▸ **Task objective**:
Where a line below holds the string "image", copy that line.

▸ **Information shown**:
/---

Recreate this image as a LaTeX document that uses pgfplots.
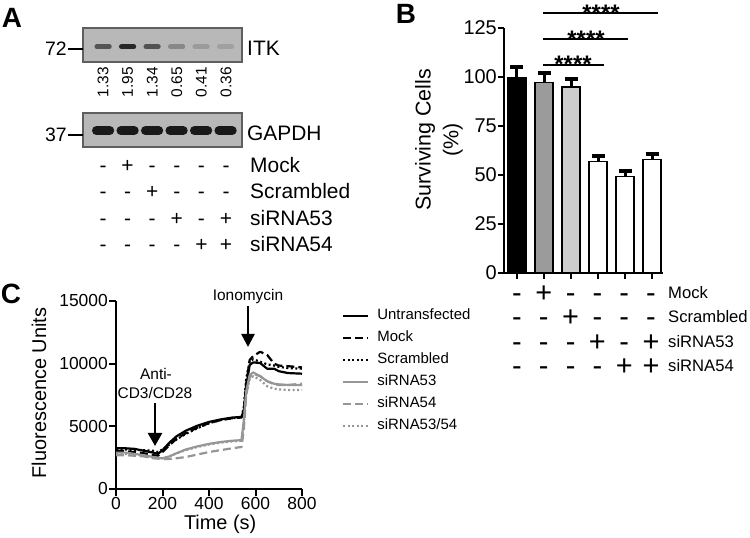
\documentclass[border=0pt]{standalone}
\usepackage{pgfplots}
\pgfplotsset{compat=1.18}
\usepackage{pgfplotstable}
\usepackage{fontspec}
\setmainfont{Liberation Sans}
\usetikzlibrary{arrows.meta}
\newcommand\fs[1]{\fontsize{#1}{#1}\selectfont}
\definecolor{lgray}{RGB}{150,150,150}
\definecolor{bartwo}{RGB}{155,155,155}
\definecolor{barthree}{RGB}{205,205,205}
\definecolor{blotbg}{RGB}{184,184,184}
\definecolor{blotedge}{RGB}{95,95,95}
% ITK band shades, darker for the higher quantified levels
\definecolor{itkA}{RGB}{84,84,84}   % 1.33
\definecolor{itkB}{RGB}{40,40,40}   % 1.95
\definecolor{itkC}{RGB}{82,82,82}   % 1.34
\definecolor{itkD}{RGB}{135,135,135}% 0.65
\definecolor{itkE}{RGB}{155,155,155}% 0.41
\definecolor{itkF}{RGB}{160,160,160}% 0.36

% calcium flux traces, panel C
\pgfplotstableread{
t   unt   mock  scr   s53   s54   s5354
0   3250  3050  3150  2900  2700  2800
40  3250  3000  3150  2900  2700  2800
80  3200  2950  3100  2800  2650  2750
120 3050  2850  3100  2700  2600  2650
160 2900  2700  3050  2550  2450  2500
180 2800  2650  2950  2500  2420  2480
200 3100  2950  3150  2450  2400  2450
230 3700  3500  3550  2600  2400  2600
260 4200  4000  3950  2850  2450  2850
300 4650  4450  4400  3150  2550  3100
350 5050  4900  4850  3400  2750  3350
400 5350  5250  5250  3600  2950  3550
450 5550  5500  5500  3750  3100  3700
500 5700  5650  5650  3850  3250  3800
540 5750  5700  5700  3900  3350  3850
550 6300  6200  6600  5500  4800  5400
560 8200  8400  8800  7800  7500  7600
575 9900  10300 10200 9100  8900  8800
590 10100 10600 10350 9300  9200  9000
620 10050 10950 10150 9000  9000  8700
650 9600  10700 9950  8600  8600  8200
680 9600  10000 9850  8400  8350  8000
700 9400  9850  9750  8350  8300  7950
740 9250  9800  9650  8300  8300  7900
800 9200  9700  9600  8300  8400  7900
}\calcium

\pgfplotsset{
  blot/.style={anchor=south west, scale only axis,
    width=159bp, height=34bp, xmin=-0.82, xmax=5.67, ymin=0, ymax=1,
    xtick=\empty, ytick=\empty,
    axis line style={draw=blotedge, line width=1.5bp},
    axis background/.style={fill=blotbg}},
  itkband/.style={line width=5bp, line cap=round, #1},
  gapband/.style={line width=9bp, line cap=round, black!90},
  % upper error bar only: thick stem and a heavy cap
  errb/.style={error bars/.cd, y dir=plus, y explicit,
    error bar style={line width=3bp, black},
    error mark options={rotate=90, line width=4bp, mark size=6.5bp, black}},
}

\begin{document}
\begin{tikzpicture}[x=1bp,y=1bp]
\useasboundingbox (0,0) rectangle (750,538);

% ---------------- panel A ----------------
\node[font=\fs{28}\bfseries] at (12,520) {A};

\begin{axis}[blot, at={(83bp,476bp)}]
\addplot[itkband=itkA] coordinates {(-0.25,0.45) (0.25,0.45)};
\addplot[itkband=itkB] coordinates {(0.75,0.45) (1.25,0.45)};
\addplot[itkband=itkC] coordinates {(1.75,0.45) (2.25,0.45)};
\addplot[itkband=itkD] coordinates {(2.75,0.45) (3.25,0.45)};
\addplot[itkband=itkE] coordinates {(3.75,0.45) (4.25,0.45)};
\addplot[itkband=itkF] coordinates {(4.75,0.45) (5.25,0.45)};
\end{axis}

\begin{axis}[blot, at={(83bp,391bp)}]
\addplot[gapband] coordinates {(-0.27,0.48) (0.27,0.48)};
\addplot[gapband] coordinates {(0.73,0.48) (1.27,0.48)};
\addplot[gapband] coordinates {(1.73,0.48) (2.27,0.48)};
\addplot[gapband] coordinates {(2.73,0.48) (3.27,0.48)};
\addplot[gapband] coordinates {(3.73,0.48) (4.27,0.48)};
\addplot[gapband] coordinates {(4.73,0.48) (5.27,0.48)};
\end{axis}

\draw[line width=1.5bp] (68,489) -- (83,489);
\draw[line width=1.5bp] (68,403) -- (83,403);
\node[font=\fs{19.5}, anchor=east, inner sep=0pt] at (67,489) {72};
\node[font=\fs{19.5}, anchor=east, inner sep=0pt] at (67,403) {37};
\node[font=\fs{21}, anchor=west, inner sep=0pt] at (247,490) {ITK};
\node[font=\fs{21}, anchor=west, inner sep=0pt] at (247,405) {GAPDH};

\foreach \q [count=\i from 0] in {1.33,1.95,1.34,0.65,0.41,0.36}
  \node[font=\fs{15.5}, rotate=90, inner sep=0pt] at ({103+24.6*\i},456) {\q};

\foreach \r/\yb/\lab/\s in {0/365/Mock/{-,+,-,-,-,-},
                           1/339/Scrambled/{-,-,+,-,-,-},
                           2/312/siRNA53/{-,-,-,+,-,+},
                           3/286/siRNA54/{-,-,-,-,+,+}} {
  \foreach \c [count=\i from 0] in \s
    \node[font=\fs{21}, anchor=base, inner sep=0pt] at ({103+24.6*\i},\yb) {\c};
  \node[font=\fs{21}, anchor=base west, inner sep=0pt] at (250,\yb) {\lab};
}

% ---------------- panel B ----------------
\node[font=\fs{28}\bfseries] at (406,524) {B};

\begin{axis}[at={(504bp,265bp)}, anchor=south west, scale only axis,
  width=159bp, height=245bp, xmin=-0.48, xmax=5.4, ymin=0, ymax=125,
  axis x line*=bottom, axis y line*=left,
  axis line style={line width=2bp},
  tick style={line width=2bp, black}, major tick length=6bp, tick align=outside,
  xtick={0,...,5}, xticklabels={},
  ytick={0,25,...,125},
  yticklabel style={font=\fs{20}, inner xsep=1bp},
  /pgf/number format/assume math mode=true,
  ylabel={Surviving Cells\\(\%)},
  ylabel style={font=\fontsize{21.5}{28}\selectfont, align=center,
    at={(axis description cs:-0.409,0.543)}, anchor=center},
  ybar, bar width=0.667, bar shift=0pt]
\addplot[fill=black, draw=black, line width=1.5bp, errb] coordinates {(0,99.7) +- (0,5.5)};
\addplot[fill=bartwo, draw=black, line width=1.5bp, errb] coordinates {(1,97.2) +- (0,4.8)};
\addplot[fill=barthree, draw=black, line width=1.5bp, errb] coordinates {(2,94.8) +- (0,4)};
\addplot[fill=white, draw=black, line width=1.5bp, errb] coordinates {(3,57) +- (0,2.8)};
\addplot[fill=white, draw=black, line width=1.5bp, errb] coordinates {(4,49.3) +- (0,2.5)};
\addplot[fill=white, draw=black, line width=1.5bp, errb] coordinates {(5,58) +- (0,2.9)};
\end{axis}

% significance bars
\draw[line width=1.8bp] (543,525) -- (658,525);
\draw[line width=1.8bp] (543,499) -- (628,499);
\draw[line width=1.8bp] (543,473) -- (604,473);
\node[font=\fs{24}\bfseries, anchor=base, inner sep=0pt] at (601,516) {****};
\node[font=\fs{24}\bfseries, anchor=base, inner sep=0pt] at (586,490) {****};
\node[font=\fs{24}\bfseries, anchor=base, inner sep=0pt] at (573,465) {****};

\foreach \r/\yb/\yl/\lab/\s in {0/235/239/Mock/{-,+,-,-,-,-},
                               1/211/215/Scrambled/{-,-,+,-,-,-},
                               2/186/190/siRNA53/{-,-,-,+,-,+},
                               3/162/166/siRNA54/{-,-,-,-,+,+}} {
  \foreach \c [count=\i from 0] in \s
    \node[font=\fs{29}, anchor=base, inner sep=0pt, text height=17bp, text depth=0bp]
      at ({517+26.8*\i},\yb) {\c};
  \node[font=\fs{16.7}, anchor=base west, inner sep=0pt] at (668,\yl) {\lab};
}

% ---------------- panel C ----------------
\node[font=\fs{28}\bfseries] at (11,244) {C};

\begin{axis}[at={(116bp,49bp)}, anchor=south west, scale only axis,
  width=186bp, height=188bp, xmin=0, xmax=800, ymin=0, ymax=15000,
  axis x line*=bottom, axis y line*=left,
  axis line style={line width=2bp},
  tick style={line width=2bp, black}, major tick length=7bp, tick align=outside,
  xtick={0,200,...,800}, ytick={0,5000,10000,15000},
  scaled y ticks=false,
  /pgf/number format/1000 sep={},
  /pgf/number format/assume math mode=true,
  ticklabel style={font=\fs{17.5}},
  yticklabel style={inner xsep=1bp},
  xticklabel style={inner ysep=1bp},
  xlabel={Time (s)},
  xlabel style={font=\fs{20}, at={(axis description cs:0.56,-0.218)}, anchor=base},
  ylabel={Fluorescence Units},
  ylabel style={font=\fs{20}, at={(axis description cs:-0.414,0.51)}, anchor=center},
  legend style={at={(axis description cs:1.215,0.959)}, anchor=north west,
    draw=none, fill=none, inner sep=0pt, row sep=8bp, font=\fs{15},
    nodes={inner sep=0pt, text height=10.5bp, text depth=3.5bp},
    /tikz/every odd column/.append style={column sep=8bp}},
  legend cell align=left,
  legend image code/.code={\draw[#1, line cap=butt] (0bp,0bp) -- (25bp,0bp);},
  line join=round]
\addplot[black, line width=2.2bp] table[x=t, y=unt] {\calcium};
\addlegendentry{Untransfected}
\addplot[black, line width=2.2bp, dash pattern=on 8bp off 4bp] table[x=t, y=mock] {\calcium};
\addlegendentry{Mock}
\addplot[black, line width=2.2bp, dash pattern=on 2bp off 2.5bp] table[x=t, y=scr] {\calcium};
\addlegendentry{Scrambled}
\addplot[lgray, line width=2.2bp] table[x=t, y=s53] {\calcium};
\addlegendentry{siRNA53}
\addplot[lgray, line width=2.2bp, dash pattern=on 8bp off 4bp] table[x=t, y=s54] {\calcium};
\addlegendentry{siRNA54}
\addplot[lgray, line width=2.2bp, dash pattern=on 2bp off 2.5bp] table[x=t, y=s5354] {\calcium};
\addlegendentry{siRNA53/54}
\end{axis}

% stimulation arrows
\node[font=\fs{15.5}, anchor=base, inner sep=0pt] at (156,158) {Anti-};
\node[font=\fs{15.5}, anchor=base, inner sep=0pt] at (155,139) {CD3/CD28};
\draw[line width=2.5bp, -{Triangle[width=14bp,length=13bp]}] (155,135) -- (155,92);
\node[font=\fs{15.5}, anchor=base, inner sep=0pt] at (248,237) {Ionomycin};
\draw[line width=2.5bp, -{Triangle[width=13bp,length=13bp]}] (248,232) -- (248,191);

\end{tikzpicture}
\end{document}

\---

▸ **The reply**:
Recreate this image as a LaTeX document that uses pgfplots.
  legend image code/.code={\draw[#1, line cap=butt] (0bp,0bp) -- (25bp,0bp);},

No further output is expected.